Dans son rôle de premier ministre, Philippe Couillard ne m’impressionne pas. Il m’apparaît distant, froid, intouchable dans sa bulle, un peu à la manière de Stephen Harper.
On raconte dans les corridors du pouvoir à Québec que Philippe Couillard dirige le gouvernement comme son collègue à Ottawa, en control freak.
Sa façon de traiter les membres de son conseil des ministres suggère que la majorité d’entre eux ont été bannis à la table des enfants. Seuls Gaétan Barrette et Martin Coiteux peuvent manger avec les grands.
Je comprends que plusieurs Québécois sont en beau fusil contre le premier ministre en raison des coupures qu’il estime nécessaires pour atteindre le déficit zéro. Il n’a jamais pris le temps de bien expliquer, en bon père de famille, pourquoi il faut faire des sacrifices maintenant pour mieux vivre plus tard.
Certains refusent l’idée même que les finances du Québec sont mal en point. Je pense notamment à Christian Bégin qui affirme ne pas croire que les coffres de l’État sont vides (parce qu’il y aurait beaucoup d’argent dans le monde) alors que nous devons payer 10 milliards $ par année en intérêts sur la dette. Une somme bien que trop réelle.
Les péquistes ne trouveront jamais la moindre qualité à un premier ministre libéral, pas plus que les amis de Québec Solidaire. Et la CAQ doit garder une distance même si elle partage certains des objectifs économiques du PLQ.
Malgré la grogne, si on se fie au sondage du weekend dernier, le PLQ récolte 37% des intentions de vote, loin en avant du PQ et de la CAQ qui stagnent à 25%. Personne ne peut affirmer que ce gouvernement n’a pas la légitimité nécessaire pour gouverner dans le cadre de notre système parlementaire.
Et comme mes amis m’entendent souvent le dire: «nous avons la classe politique que nous méritons.»
Un peuple de gueulards
Mais lorsqu’on se promène sur les réseaux sociaux, dans les commentaires sur les blogues, on fait vite connaissance avec une affreuse bête à cornes qui crache du feu avant de croquer tout crus les petits enfants, un Philippe Couillard diabolisé qui porte en lui tous les maux de la terre. Il serait un voleur, un menteur, un croche, un fourbe, un serpent, un escroc, un traître, un vendu, un salaud, un écoeurant, un suppôt de l’Arabie saoudite – il y a même des gens qui colportent l’information (fausse) qu’il porte la barbe parce qu’il est musulman – un gars qui s’en met plein les poches, qui n’aspirait au pouvoir que pour rendre les riches encore plus riches, et les pauvres plus pauvres.Alors qu’il ferait pas mal plus d’argent en tant que neuro-chirurgien.
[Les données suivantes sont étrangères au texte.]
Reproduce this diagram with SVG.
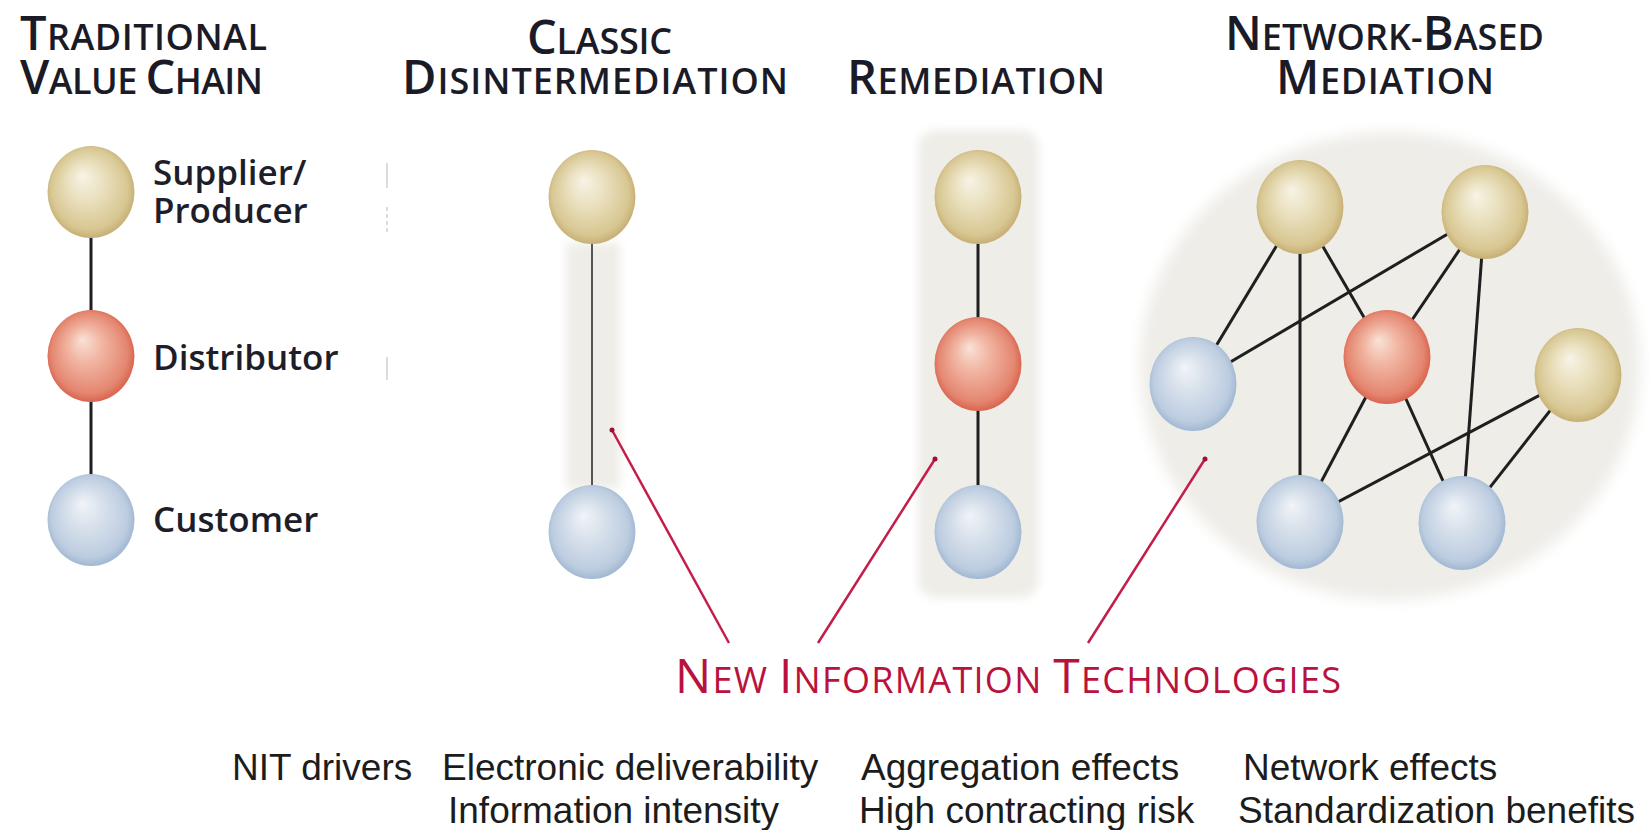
<svg xmlns="http://www.w3.org/2000/svg" width="1650" height="830" viewBox="0 0 1650 830">
  <defs>
    <style>
      .head { font-family: "Open Sans", "Liberation Sans", sans-serif; font-weight: 600; fill: #1b1b27; }
      .big { font-size: 47px; }
      .sc { font-size: 36px; }
      .label { font-family: "Open Sans", "Liberation Sans", sans-serif; font-weight: 600; font-size: 35px; fill: #1e1e2a; }
      .nit { font-family: "Open Sans", "Liberation Sans", sans-serif; font-weight: 400; fill: #b8123d; }
      .nit .big { font-size: 48px; }
      .nit .sc { font-size: 36px; }
      .driver { font-family: "Liberation Sans", Arial, sans-serif; font-size: 37px; fill: #1c1c1c; }
      .link { stroke: #1f1f1f; stroke-width: 3; }
      .link-light { stroke: #555; stroke-width: 2; }
      .pointer { stroke: #c41d4a; stroke-width: 2.5; fill: none; }
      .tip { fill: #9e1030; }
      .halo { fill: #eeede8; }
      .mark { stroke: #dcdcdc; stroke-width: 2; }
    </style>
    <radialGradient id="gYellow" cx="0.5" cy="0.5" r="0.55" fx="0.4" fy="0.32">
      <stop offset="0" stop-color="#f7f3e6"/>
      <stop offset="0.35" stop-color="#ebe2c2"/>
      <stop offset="0.8" stop-color="#d8c792"/>
      <stop offset="1" stop-color="#bea366"/>
    </radialGradient>
    <radialGradient id="gRed" cx="0.5" cy="0.5" r="0.55" fx="0.4" fy="0.32">
      <stop offset="0" stop-color="#f9e2d8"/>
      <stop offset="0.35" stop-color="#f1b6a3"/>
      <stop offset="0.8" stop-color="#e48670"/>
      <stop offset="1" stop-color="#d4533e"/>
    </radialGradient>
    <radialGradient id="gBlue" cx="0.5" cy="0.5" r="0.55" fx="0.4" fy="0.32">
      <stop offset="0" stop-color="#f1f4f8"/>
      <stop offset="0.35" stop-color="#d9e2ec"/>
      <stop offset="0.8" stop-color="#bccce0"/>
      <stop offset="1" stop-color="#93aeca"/>
    </radialGradient>
    <filter id="soft" x="-20%" y="-20%" width="140%" height="140%">
      <feGaussianBlur stdDeviation="7"/>
    </filter>
    <filter id="softer" x="-30%" y="-10%" width="160%" height="120%">
      <feGaussianBlur stdDeviation="5"/>
    </filter>
  </defs>

  <rect width="1650" height="830" fill="#ffffff"/>

  <!-- column headings: capital letters large, the rest as small capitals -->
  <g id="headings">
    <text class="head"><tspan x="20" y="50" textLength="247" lengthAdjust="spacing"><tspan class="big">T</tspan><tspan class="sc">RADITIONAL</tspan></tspan><tspan x="20" y="94" textLength="243" lengthAdjust="spacing"><tspan class="big">V</tspan><tspan class="sc">ALUE </tspan><tspan class="big">C</tspan><tspan class="sc">HAIN</tspan></tspan></text>
    <text class="head"><tspan x="527" y="54" textLength="145" lengthAdjust="spacing"><tspan class="big">C</tspan><tspan class="sc">LASSIC</tspan></tspan><tspan x="402" y="94" textLength="386" lengthAdjust="spacing"><tspan class="big">D</tspan><tspan class="sc">ISINTERMEDIATION</tspan></tspan></text>
    <text class="head" x="847" y="94" textLength="258" lengthAdjust="spacing"><tspan class="big">R</tspan><tspan class="sc">EMEDIATION</tspan></text>
    <text class="head"><tspan x="1225" y="50" textLength="319" lengthAdjust="spacing"><tspan class="big">N</tspan><tspan class="sc">ETWORK-</tspan><tspan class="big">B</tspan><tspan class="sc">ASED</tspan></tspan><tspan x="1276" y="94" textLength="218" lengthAdjust="spacing"><tspan class="big">M</tspan><tspan class="sc">EDIATION</tspan></tspan></text>
  </g>

  <!-- soft background shapes -->
  <g id="backdrops">
    <rect class="halo" x="566" y="243" width="54" height="246" filter="url(#softer)"/>
    <rect class="halo" x="918" y="130" width="121" height="468" rx="18" filter="url(#softer)"/>
    <ellipse class="halo" cx="1390" cy="366" rx="250" ry="234" filter="url(#soft)"/>
  </g>

  <!-- faint margin ticks -->
  <g id="ticks">
    <line class="mark" x1="387" y1="163" x2="387" y2="188"/>
    <line class="mark" x1="387" y1="207" x2="387" y2="233" stroke-dasharray="4 3"/>
    <line class="mark" x1="387" y1="357" x2="387" y2="380"/>
  </g>

  <!-- connectors -->
  <g id="connectors">
    <line class="link" x1="91" y1="192" x2="91" y2="356"/>
    <line class="link" x1="91" y1="356" x2="91" y2="520"/>
    <line class="link-light" x1="592" y1="197" x2="592" y2="532"/>
    <line class="link" x1="978" y1="197" x2="978" y2="364"/>
    <line class="link" x1="978" y1="364" x2="978" y2="532"/>
    <line class="link" x1="1300" y1="207" x2="1193" y2="384"/>
    <line class="link" x1="1300" y1="207" x2="1300" y2="522"/>
    <line class="link" x1="1300" y1="207" x2="1387" y2="357"/>
    <line class="link" x1="1485" y1="212" x2="1193" y2="384"/>
    <line class="link" x1="1485" y1="212" x2="1387" y2="357"/>
    <line class="link" x1="1485" y1="212" x2="1462" y2="523"/>
    <line class="link" x1="1387" y1="357" x2="1300" y2="522"/>
    <line class="link" x1="1387" y1="357" x2="1462" y2="523"/>
    <line class="link" x1="1578" y1="375" x2="1300" y2="522"/>
    <line class="link" x1="1578" y1="375" x2="1462" y2="523"/>
  </g>

  <!-- traditional value chain -->
  <g id="tvc-supplier"><ellipse cx="91" cy="192" rx="43.5" ry="46" fill="url(#gYellow)"/></g>
  <g id="tvc-distributor"><ellipse cx="91" cy="356" rx="43.5" ry="46" fill="url(#gRed)"/></g>
  <g id="tvc-customer"><ellipse cx="91" cy="520" rx="43.5" ry="46" fill="url(#gBlue)"/></g>
  <g id="tvc-labels">
    <text class="label"><tspan x="153" y="185">Supplier/</tspan><tspan x="153" y="223">Producer</tspan></text>
    <text class="label" x="153" y="370">Distributor</text>
    <text class="label" x="153" y="532">Customer</text>
  </g>

  <!-- classic disintermediation -->
  <g id="cd-supplier"><ellipse cx="592" cy="197" rx="43.5" ry="47" fill="url(#gYellow)"/></g>
  <g id="cd-customer"><ellipse cx="592" cy="532" rx="43.5" ry="47" fill="url(#gBlue)"/></g>

  <!-- remediation -->
  <g id="rm-supplier"><ellipse cx="978" cy="197" rx="43.5" ry="47" fill="url(#gYellow)"/></g>
  <g id="rm-distributor"><ellipse cx="978" cy="364" rx="43.5" ry="47" fill="url(#gRed)"/></g>
  <g id="rm-customer"><ellipse cx="978" cy="532" rx="43.5" ry="47" fill="url(#gBlue)"/></g>

  <!-- network-based mediation -->
  <g id="nb-supplier-a"><ellipse cx="1300" cy="207" rx="43.5" ry="47" fill="url(#gYellow)"/></g>
  <g id="nb-supplier-b"><ellipse cx="1485" cy="212" rx="43.5" ry="47" fill="url(#gYellow)"/></g>
  <g id="nb-supplier-c"><ellipse cx="1578" cy="375" rx="43.5" ry="47" fill="url(#gYellow)"/></g>
  <g id="nb-distributor"><ellipse cx="1387" cy="357" rx="43.5" ry="47" fill="url(#gRed)"/></g>
  <g id="nb-customer-a"><ellipse cx="1193" cy="384" rx="43.5" ry="47" fill="url(#gBlue)"/></g>
  <g id="nb-customer-b"><ellipse cx="1300" cy="522" rx="43.5" ry="47" fill="url(#gBlue)"/></g>
  <g id="nb-customer-c"><ellipse cx="1462" cy="523" rx="43.5" ry="47" fill="url(#gBlue)"/></g>

  <!-- pointers from the NIT caption -->
  <g id="pointers">
    <line class="pointer" x1="729" y1="643" x2="612" y2="430"/>
    <line class="pointer" x1="818" y1="643" x2="935" y2="459"/>
    <line class="pointer" x1="1088" y1="643" x2="1205" y2="459"/>
    <circle class="tip" cx="612" cy="430" r="2.5"/>
    <circle class="tip" cx="935" cy="459" r="2.5"/>
    <circle class="tip" cx="1205" cy="459" r="2.5"/>
  </g>

  <g id="nit-caption">
    <text class="nit" x="675" y="693" textLength="666" lengthAdjust="spacing"><tspan class="big">N</tspan><tspan class="sc">EW </tspan><tspan class="big">I</tspan><tspan class="sc">NFORMATION </tspan><tspan class="big">T</tspan><tspan class="sc">ECHNOLOGIES</tspan></text>
  </g>

  <!-- driver list -->
  <g id="drivers">
    <text class="driver" x="232" y="780">NIT drivers</text>
    <text class="driver" x="442" y="780">Electronic deliverability</text>
    <text class="driver" x="861" y="780">Aggregation effects</text>
    <text class="driver" x="1243" y="780">Network effects</text>
    <text class="driver" x="448" y="823">Information intensity</text>
    <text class="driver" x="859" y="823">High contracting risk</text>
    <text class="driver" x="1238" y="823">Standardization benefits</text>
  </g>
</svg>
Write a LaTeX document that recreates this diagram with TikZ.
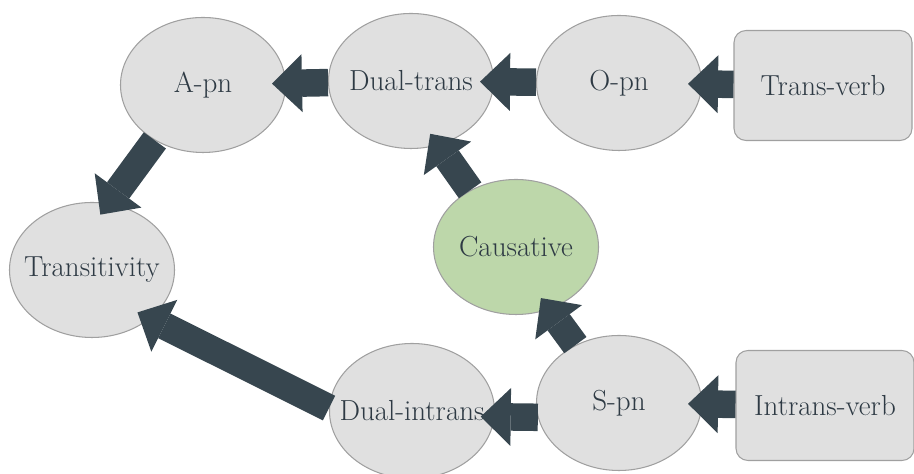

C’est à qui trouvera l’insulte la plus acérée. Et la plus fantasque.
Traitez-moi de réactionnaire, mais on a beau ne pas aimer un premier ministre, nous devons le respect à la fonction de chef de l’État qu’il ou elle occupe. Et pour laquelle cette personne a été élue au suffrage universel, dans les règles de l’art. Le Québec n’est pas une république bananière.
Et à moins de découvrir que le ou la chef de l’État agit de manière vile et immorale, c’est un être humain comme les autres qui mérite un minimum de courtoisie.
Quand avons-nous perdu l’habitude de dire «je ne l’aime pas» ou «je ne luis fais pas confiance» ou «sa tête ne me revient pas» ou «il fait mal sa job» pour critiquer un politicien ?
Comment en sommes-nous venus à ne pouvoir exprimer notre insatisfaction que par le biais d’insultes vulgaires et d’accusations graves sans détenir la moindre preuve ? À coup de «qu’il mange d’la m…»
Oui, la classe politique actuelle déçoit. Mais quand on utilise un langage ordurier pour parler de ceux et celles qui nous représentent, nous nous enfonçons et traînons le débat avec nous, direction, fond du baril.